Records
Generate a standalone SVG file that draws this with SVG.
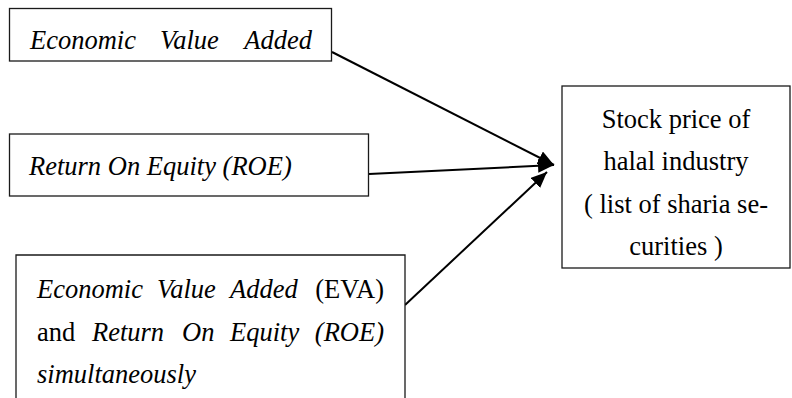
<svg xmlns="http://www.w3.org/2000/svg" width="792" height="398" viewBox="0 0 792 398">
<style>
.box{fill:#fff;stroke:#1a1a1a;stroke-width:1.3}
.t{font-family:"Liberation Serif","Times New Roman",serif;font-size:26.5px;fill:#000}
.i{font-style:italic}
.c{text-anchor:middle}
.e{text-anchor:end}
.ln{stroke:#000;stroke-width:2;fill:none}
</style>
<defs>
<marker id="ah" markerUnits="userSpaceOnUse" markerWidth="18" markerHeight="16" refX="16" refY="7" orient="auto">
<path d="M0,0 L16,7 L0,14 z" fill="#000"/>
</marker>
</defs>
<g id="connectors">
<line class="ln" x1="332" y1="52" x2="554" y2="165" marker-end="url(#ah)"/>
<line class="ln" x1="369" y1="174" x2="554" y2="165" marker-end="url(#ah)"/>
<line class="ln" x1="405" y1="305" x2="547" y2="172" marker-end="url(#ah)"/>
</g>
<g id="eva">
<rect class="box" x="9.5" y="8.5" width="322" height="52.5"/>
<text class="t i" x="30" y="49">Economic</text>
<text class="t i" x="160" y="49">Value</text>
<text class="t i e" x="312" y="49">Added</text>
</g>
<g id="roe">
<rect class="box" x="9.5" y="134" width="359" height="62"/>
<text class="t i" x="29" y="175">Return On Equity (ROE)</text>
</g>
<g id="both">
<path class="box" d="M16,400 L16,255 L405,255 L405,400"/>
<text class="t i" x="37" y="298">Economic</text>
<text class="t i" x="157" y="298">Value</text>
<text class="t i" x="230" y="298">Added</text>
<text class="t e" x="384" y="298">(EVA)</text>
<text class="t" x="37" y="341">and</text>
<text class="t i" x="92" y="341">Return</text>
<text class="t i" x="182" y="341">On</text>
<text class="t i" x="230" y="341">Equity</text>
<text class="t i e" x="384" y="341">(ROE)</text>
<text class="t i" x="37" y="383">simultaneously</text>
</g>
<g id="stock">
<rect class="box" x="562" y="86" width="228" height="182"/>
<text class="t c" x="676" y="127.5">Stock price of</text>
<text class="t c" x="676" y="170">halal industry</text>
<text class="t c" x="676" y="212.5">( list of sharia se-</text>
<text class="t c" x="676" y="255">curities )</text>
</g>
</svg>
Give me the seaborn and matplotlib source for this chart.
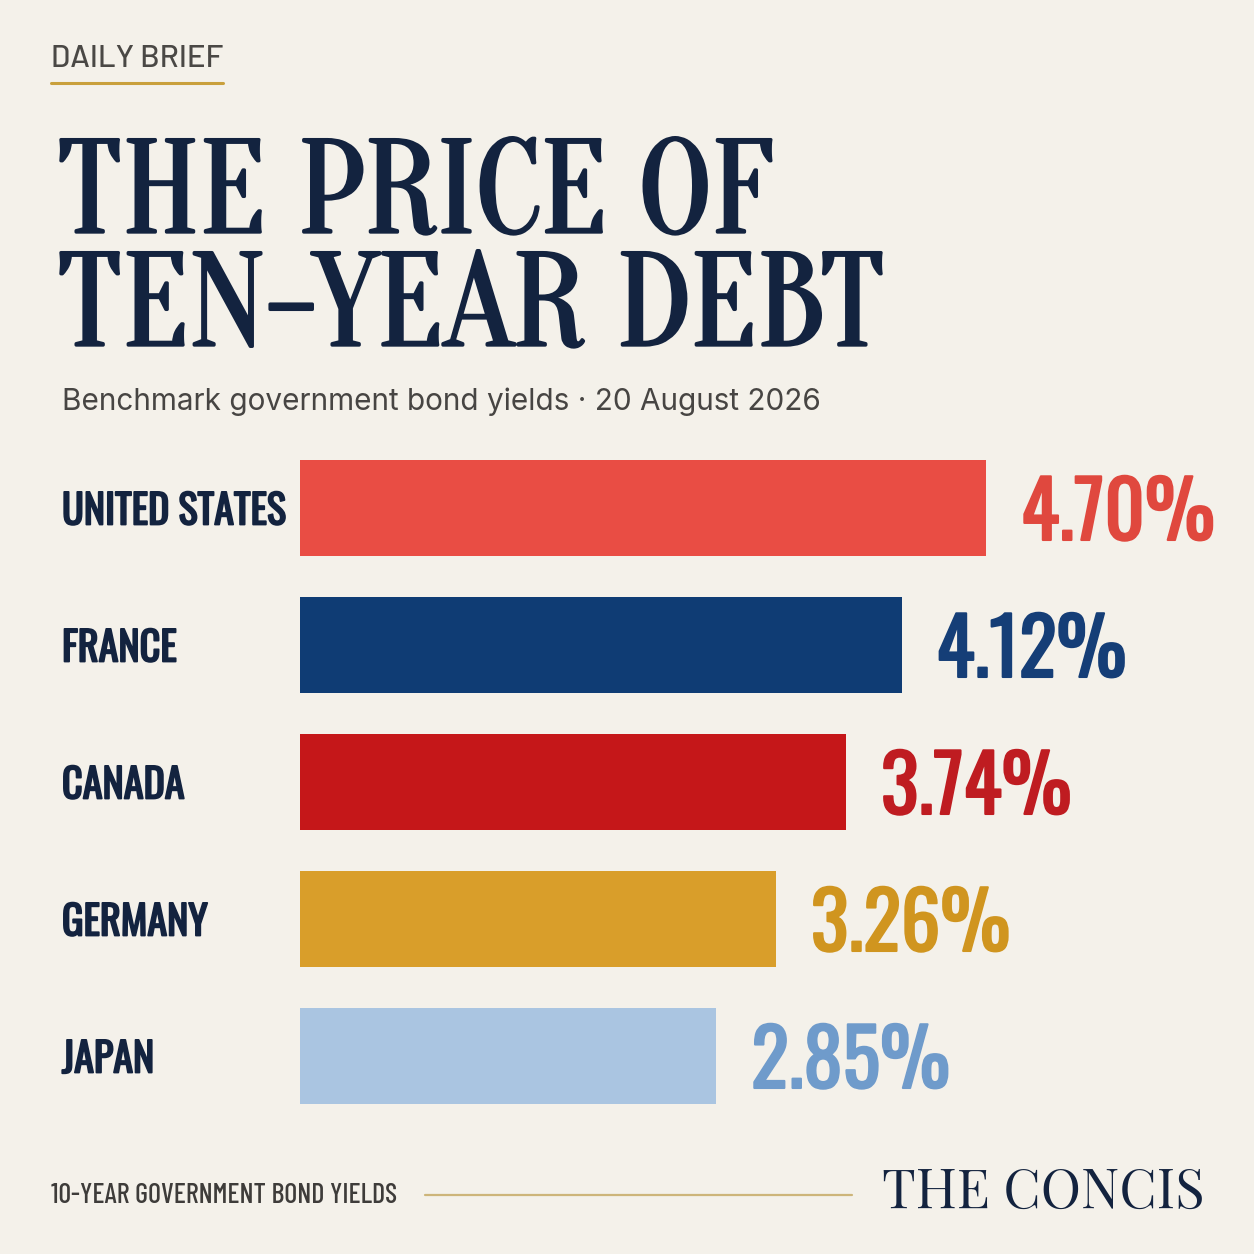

— EXERCISE DETAILS —
Reproduce each line word for word and drop the pictures.

— COMPLETED TASK —
Generate a standalone SVG file that draws this with SVG.
<svg xmlns="http://www.w3.org/2000/svg" width="792" height="398" viewBox="0 0 792 398">
<style>
.box{fill:#fff;stroke:#1a1a1a;stroke-width:1.3}
.t{font-family:"Liberation Serif","Times New Roman",serif;font-size:26.5px;fill:#000}
.i{font-style:italic}
.c{text-anchor:middle}
.e{text-anchor:end}
.ln{stroke:#000;stroke-width:2;fill:none}
</style>
<defs>
<marker id="ah" markerUnits="userSpaceOnUse" markerWidth="18" markerHeight="16" refX="16" refY="7" orient="auto">
<path d="M0,0 L16,7 L0,14 z" fill="#000"/>
</marker>
</defs>
<g id="connectors">
<line class="ln" x1="332" y1="52" x2="554" y2="165" marker-end="url(#ah)"/>
<line class="ln" x1="369" y1="174" x2="554" y2="165" marker-end="url(#ah)"/>
<line class="ln" x1="405" y1="305" x2="547" y2="172" marker-end="url(#ah)"/>
</g>
<g id="eva">
<rect class="box" x="9.5" y="8.5" width="322" height="52.5"/>
<text class="t i" x="30" y="49">Economic</text>
<text class="t i" x="160" y="49">Value</text>
<text class="t i e" x="312" y="49">Added</text>
</g>
<g id="roe">
<rect class="box" x="9.5" y="134" width="359" height="62"/>
<text class="t i" x="29" y="175">Return On Equity (ROE)</text>
</g>
<g id="both">
<path class="box" d="M16,400 L16,255 L405,255 L405,400"/>
<text class="t i" x="37" y="298">Economic</text>
<text class="t i" x="157" y="298">Value</text>
<text class="t i" x="230" y="298">Added</text>
<text class="t e" x="384" y="298">(EVA)</text>
<text class="t" x="37" y="341">and</text>
<text class="t i" x="92" y="341">Return</text>
<text class="t i" x="182" y="341">On</text>
<text class="t i" x="230" y="341">Equity</text>
<text class="t i e" x="384" y="341">(ROE)</text>
<text class="t i" x="37" y="383">simultaneously</text>
</g>
<g id="stock">
<rect class="box" x="562" y="86" width="228" height="182"/>
<text class="t c" x="676" y="127.5">Stock price of</text>
<text class="t c" x="676" y="170">halal industry</text>
<text class="t c" x="676" y="212.5">( list of sharia se-</text>
<text class="t c" x="676" y="255">curities )</text>
</g>
</svg>
Give me the seaborn and matplotlib source for this chart.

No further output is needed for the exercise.